Opponents of globalisation vastly underestimate the impact of competition. One of the striking features of today's corporate scene is that dominant companies stay at the top for a much shorter period than in the past. According to one estimate, the annual turnover among the 500 largest companies in the US is running at nearly 10 per cent, implying an average stay within that group of no more than ten years. The days when a company could dominate its market for 50 years, as General Motors did in the US from the 1920s to the 1970s, are over.
There are still some special situations in which companies can secure a temporary monopoly, as Microsoft did, through a mixture of good luck and good judgment, in operating systems for personal computers. But even if Microsoft escapes dismemberment by the US Justice Department, other software firms are already eroding its hegemony.
One of the reasons why the rate of 'creative destruction' is accelerating is that more countries have become part of the market economy. This process, in turn, has been helped along by the multinationals. In transferring capital and technology to developing countries, they are not acting out of altruism but trying to make money for their shareholders. (This is one point which the Klein/Hertz school has got right.) But their investments can provide the starting-point — for those countries that choose to take advantage of the opportunity — for upgrading indigenous industries. This was how Taiwanese and Korean firms got started in electronics, and they are now formidable challengers in world markets.

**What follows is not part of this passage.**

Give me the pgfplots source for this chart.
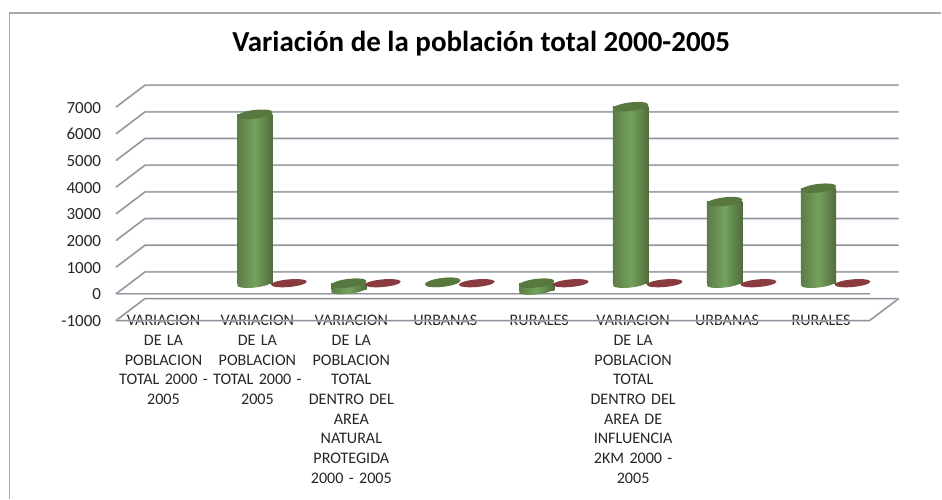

Far from enhancing the power of the established multinationals, globalisation tends to reduce it. In most major industries the level of concentration — the share of world output accounted for by the largest companies — is appreciably lower than it was 50 years ago.
Of course, multinational companies are not perfect (no more or less so than onecountry firms), but to blame them as a whole for undermining democracy and human rights is absurd. As the economist Professor David Henderson has remarked, multinationals are entirely without influence in countries such as Afghanistan, Cuba, Libya, Iran, Iraq and North Korea, and these are the countries where intolerance, repression and authoritarian rule are most evident. By contrast the countries that have made most progress towards greater democracy and wider personal freedom, notably in Latin America and Eastern Europe, are the ones which have embraced privatisation and foreign investment.
Multinationals also make mistakes, as BMW did when it bought Rover. But would jobs at Longbridge and Cowley have been more secure if Rover had stayed in British ownership? There are no grounds for believing that nationally owned companies are more reliable employers than foreign ones. Not all foreign takeovers of British firms have worked out well, but the UK economy as a whole has benefited enormously from its openness to foreign investment.
Governments have a choice: whether to accept foreign companies in their countries, and, if they do, how to treat them when they have arrived. It is entirely possible for countries to keep them out, as India did under Nehru, but, in view of that country's poor economic performance in the years following independence, it is hard to argue that protectionist policies were good for the people of India.
For countries that adopt a more welcoming stance, this does not imply an abdication of control over their domestic economy or, for that matter, carte blanche for the multinationals to do what they want. Governments have plenty of instruments with which to control them, competition policy being one of the most important. This particular weapon is especially relevant in the media industry, where diversity of ownership is desirable for political as well as economic reasons; no doubt the Murdoch/DirecTV deal, if it happens, will be subject to intense scrutiny by the antitrust authorities. More generally, the priorities must be to clamp down on anti-competitive practices, to check any incipient tendency towards monopoly, and to make it as easy as possible for new firms to join in the game. If some of the newcomers grow into multinationals, so much the better.